Francisco Oliveira Simões (Historiador)

Crónicas do Passado

Goscinny e Heródoto

Lembro-me de entrar na primeira aula que tive no curso de Licenciatura em História, uma das cadeiras mais complexas segundo contam as fontes. O professor fez as apresentações habituais, que manda a formalidade ancestral entre educadores e educandos. Depois seguiu-se o discurso que vou passar a relatar.

- De certo que já reparam na bibliografia obrigatória desta cadeira, mas há muitos mais livros que é importante terem lido. Quem daqui da turma já leu Astérix?

Cerca de metade dos alunos colocou o braço no ar, incluindo eu. 

- Lucky Luke?

Alguns alunos baixaram o braço.

- Oumpah-pah? 

Já não se avistava qualquer ação por parte dos atentos estudantes, que se dedicavam agora a escrever freneticamente nos seus cadernos imaculadas. Eu mantinha o meu braço levantado.

- Jehan Pistolet? Falta-me algum? - disse voltando a sua atenção para mim.

- O Iznogoud - respondi.

- Claro, o Iznogoud. Fiquem a saber que todas estas obras de banda desenhada têm argumento de René Goscinny e são de extrema relevância para aprender e aprofundar a História. Quem leu estes álbuns já tem uma intelectualidade muito acima da média.
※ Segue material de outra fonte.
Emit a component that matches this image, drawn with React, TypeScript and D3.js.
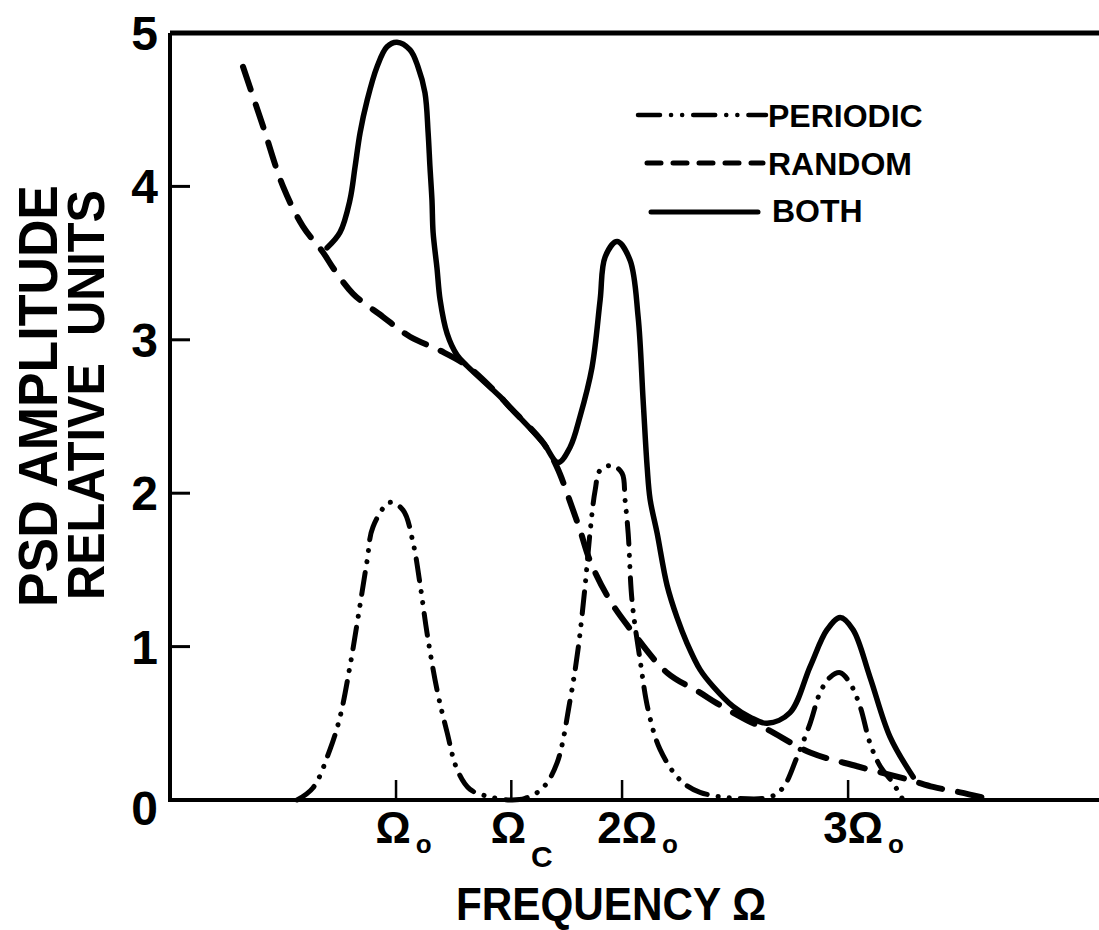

De facto, as cinco bandas desenhadas aqui contempladas utilizam diferentes períodos da História como pano de fundo. Astérix (1959) centra a sua narrativa no ano 50 a. C., durante o período governativo de Caius Júlio César, que conquista a Gália e a integra nos domínios do Império Romano. Lucky Luke (1946) relata as peripécias de um cowboy durante os finais do século XIX nos EUA, história muito marcada pelos westerns cinematográficos do época. Oumpah-pah (1951) conta as aventuras de um índio do Norte da América, que assistiu à chegada dos colonizadores franceses no século XVIII. Jehan Pistolet (1952) é um corsário inexperiente ao serviço do rei Luís XIV, em finais do século XVII. Iznogoud (1962) descreve em vários episódios, a forma maquiavélica e descuidada como um Grão-Vizir tenta derrubar o reinado do bondoso Califa Haroun El Poussah, com o objectivo de tomar o seu trono. Bagdade na Alta Idade Media serve de cenário para estas conjuras.

Como percebemos são vários os lugares e momentos históricos escolhidos por Goscinny, demonstrando a sua versatilidade e conhecimento. Estas criações só poderiam ser possíveis pela colaboração talentosa com os ilustradores Morris, Albert Uderzo e Jean Tabary, apesar de Goscinny ter uma grande aptidão para o desenho. 

Para além das narrativas históricas, René Goscinny também criou argumentos desenvolvidos na contemporaneidade. Luc Junior (1954), trabalho realizado em conjunto com Uderzo, apresenta-nos as aventuras de um jovem repórter, o seu cão Alphonse e o fotógrafo Laplaque. Juntos vão à América e até viajam a Marte. Este personagem foi idealizado para fazer frente à enorme concorrência de um outro jornalista bem mais famoso, o Tintin. O diretor da publicação Le Libre Junior pediu expressamente para que se encontrasse uma história que rivalizasse com o herói belga, tendo-se decalcado a sua formula, sempre acompanhado de humor. Valentin Le Vagabond (1964) foi desenvolvido ao lado de Tabary e queria personificar o hippy dos anos 60 em todo o seu esplendor. Podemos descrever este singular personagem como um intelectual, poeta, admirador da liberdade, da natureza, dos animais e das pessoas em geral. O objectivo era encapsular uma época através do humor e da ingenuidade de um pacifista.

Em novembro passam quarenta e cinco anos que este vulto da nona arte nos deixou, mas a sua marca é indissociável de toda a banda desenhada que se lhe seguiria, sem mencionar que as séries Astérix e Lucky Luke continuam a ser publicadas ainda hoje, tentando sempre imolar o seu humor, génio e estilo.